Trump White House acting chief of staff Mick Mulvaney offered his analysis after The New York Times reported the Department of Justice is seeking testimony from former Vice President Mike Pence.
"Mr. Pence, according to people familiar with his thinking, is open to considering the request, recognizing that the Justice Department’s criminal investigation is different from the inquiry by the House Jan. 6 committee, whose overtures he has flatly rejected," the newspaper reported. "Mr. Pence was present for some of the critical moments in which Mr. Trump and his allies schemed to keep him in office and block the congressional certification of Joseph R. Biden Jr.’s victory. An agreement for him to cooperate would be the latest remarkable twist in an investigation that is already fraught with legal and political consequences, involving a former president who is now a declared candidate to return to the White House — and whose potential rivals for the 2024 Republican nomination include Mr. Pence."
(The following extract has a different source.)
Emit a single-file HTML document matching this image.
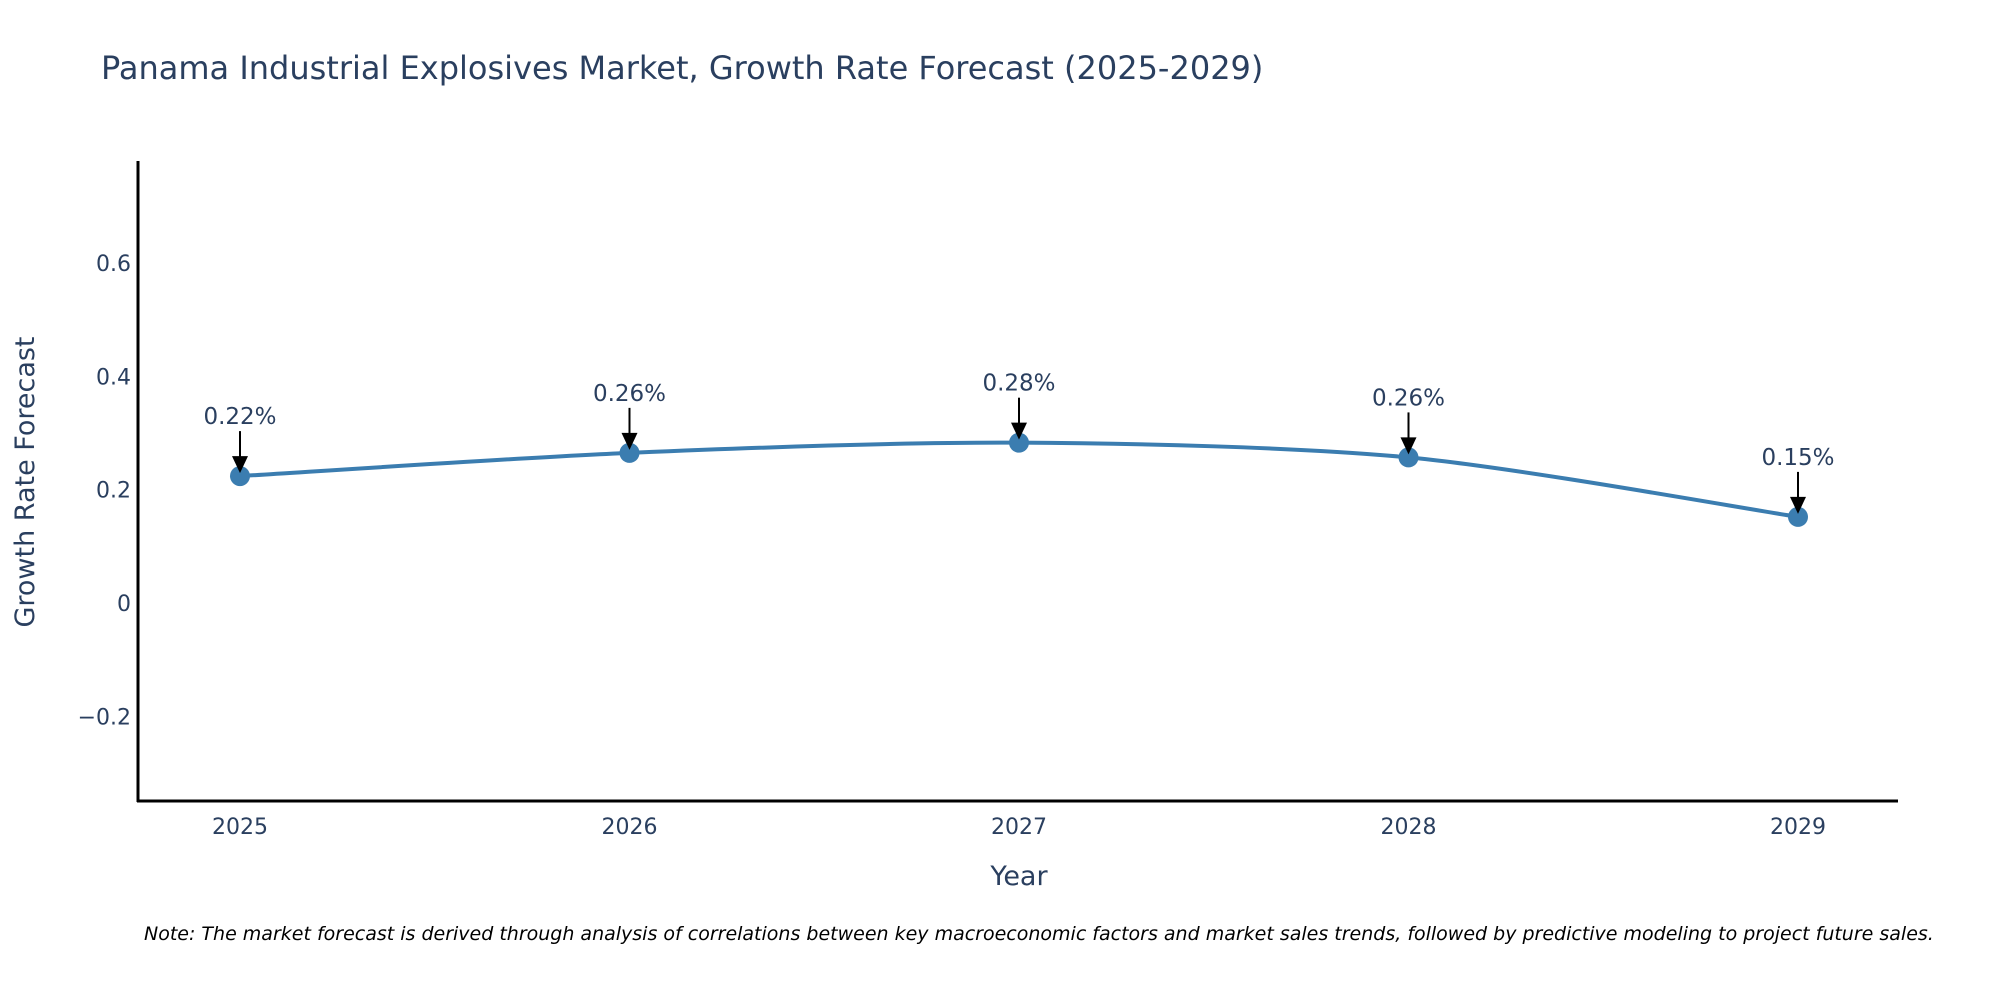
<!DOCTYPE html>
<html><head><meta charset="utf-8"><style>
html,body{margin:0;padding:0;background:#fff;}
svg{display:block;font-family:"DejaVu Sans","Liberation Sans",sans-serif;}
</style></head><body>
<svg id="chart" width="2000" height="1000" viewBox="0 0 2000 1000" xmlns="http://www.w3.org/2000/svg">
<rect width="2000" height="1000" fill="#fff"/>
<text x="101" y="79" font-size="32" fill="#2a3f5f">Panama Industrial Explosives Market, Growth Rate Forecast (2025-2029)</text>
<g id="yticks"></g>
<g id="xticks"></g>
<line x1="138" y1="161" x2="138" y2="802" stroke="#000" stroke-width="3"/>
<line x1="137" y1="801" x2="1898" y2="801" stroke="#000" stroke-width="3"/>
<path id="series" fill="none" stroke="#3b7db0" stroke-width="4"/>
<g id="marks"></g>
<text x="1019" y="885" font-size="27" fill="#2a3f5f" text-anchor="middle">Year</text>
<text transform="translate(34,482) rotate(-90)" font-size="27" fill="#2a3f5f" text-anchor="middle">Growth Rate Forecast</text>
<text x="144" y="940" font-size="19" font-style="italic" fill="#000">Note: The market forecast is derived through analysis of correlations between key macroeconomic factors and market sales trends, followed by predictive modeling to project future sales.</text>
</svg>
<script>
const years = [2025, 2026, 2027, 2028, 2029];
const growth = [0.224, 0.265, 0.283, 0.257, 0.152];
const labels = ["0.22%", "0.26%", "0.28%", "0.26%", "0.15%"];
const yTickVals = [-0.2, 0, 0.2, 0.4, 0.6];
const yTickText = ["\u22120.2", "0", "0.2", "0.4", "0.6"];

const NS = "http://www.w3.org/2000/svg";
function xScale(v){ return 240 + (v - 2025) * 389.5; }
function yScale(v){ return 603 - v * 566.5; }
function mk(tag, attrs){ const e = document.createElementNS(NS, tag); for (const k in attrs) e.setAttribute(k, attrs[k]); return e; }

const yt = document.getElementById('yticks');
yTickVals.forEach((v, i) => {
  const t = mk('text', {x: 131, y: yScale(v) + 8, 'font-size': 22, fill: '#2a3f5f', 'text-anchor': 'end'});
  
  
  t.textContent = yTickText[i];
  yt.appendChild(t);
});
const xt = document.getElementById('xticks');
years.forEach(y => {
  const t = mk('text', {x: xScale(y), y: 834, 'font-size': 22, fill: '#2a3f5f', 'text-anchor': 'middle'});
  
  
  t.textContent = String(y);
  xt.appendChild(t);
});

const pts = years.map((y, i) => [xScale(y), yScale(growth[i])]);
let d = `M${pts[0][0]},${pts[0][1]}`;
for (let i = 0; i < pts.length - 1; i++) {
  const p0 = pts[i - 1] || pts[i], p1 = pts[i], p2 = pts[i + 1], p3 = pts[i + 2] || p2;
  const s = 7;
  d += ` C${p1[0] + (p2[0] - p0[0]) / s},${p1[1] + (p2[1] - p0[1]) / s} ${p2[0] - (p3[0] - p1[0]) / s},${p2[1] - (p3[1] - p1[1]) / s} ${p2[0]},${p2[1]}`;
}
document.getElementById('series').setAttribute('d', d);

const marks = document.getElementById('marks');
pts.forEach((p, i) => {
  const c = mk('circle', {cx: p[0], cy: p[1], r: 10, fill: '#3b7db0'});
  
  
  marks.appendChild(c);
  const l = mk('line', {x1: p[0], y1: p[1] - 45, x2: p[0], y2: p[1] - 16, stroke: '#000', 'stroke-width': 2});
  
  
  marks.appendChild(l);
  const h = mk('polygon', {points: `${p[0]-8},${p[1]-20} ${p[0]+8},${p[1]-20} ${p[0]},${p[1]-3}`, fill: '#000'});
  
  
  marks.appendChild(h);
  const t = mk('text', {x: p[0], y: p[1] - 52, 'font-size': 23, fill: '#2a3f5f', 'text-anchor': 'middle'});
  
  
  t.textContent = labels[i];
  marks.appendChild(t);
});
</script>
</body></html>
On Wednesday evening, CNN's Kasie Hunt interviewed Mulvaney.
"So, how do you think the former vice president cooperating with a special counsel -- I mean, how does that change the potential 2024 landscape from a political perspective?" Burnett asked. "And does it change the criminal landscape for the former president?"
"Two different questions," Mulvaney replied.
"I think it does change the criminal landscape a little bit," he explained. "Mike Pence is a very credible guy, there's no question about it."
"That would change things, I think, for Donald Trump criminally just because Mike Pence, again, on the very, very inside talking to the president on the day of the riots," he said. "Again, I don't know if there's any evidence yet the president did anything criminal on that particular day, but if there is, Mike Pence might be the source of some of that evidence."
"So, it's a big deal, I think, for the former vice president of the United States to talk to the Department of Justice about the former president of the United States," Mulvaney said. "And does it change the political landscape? Probably not."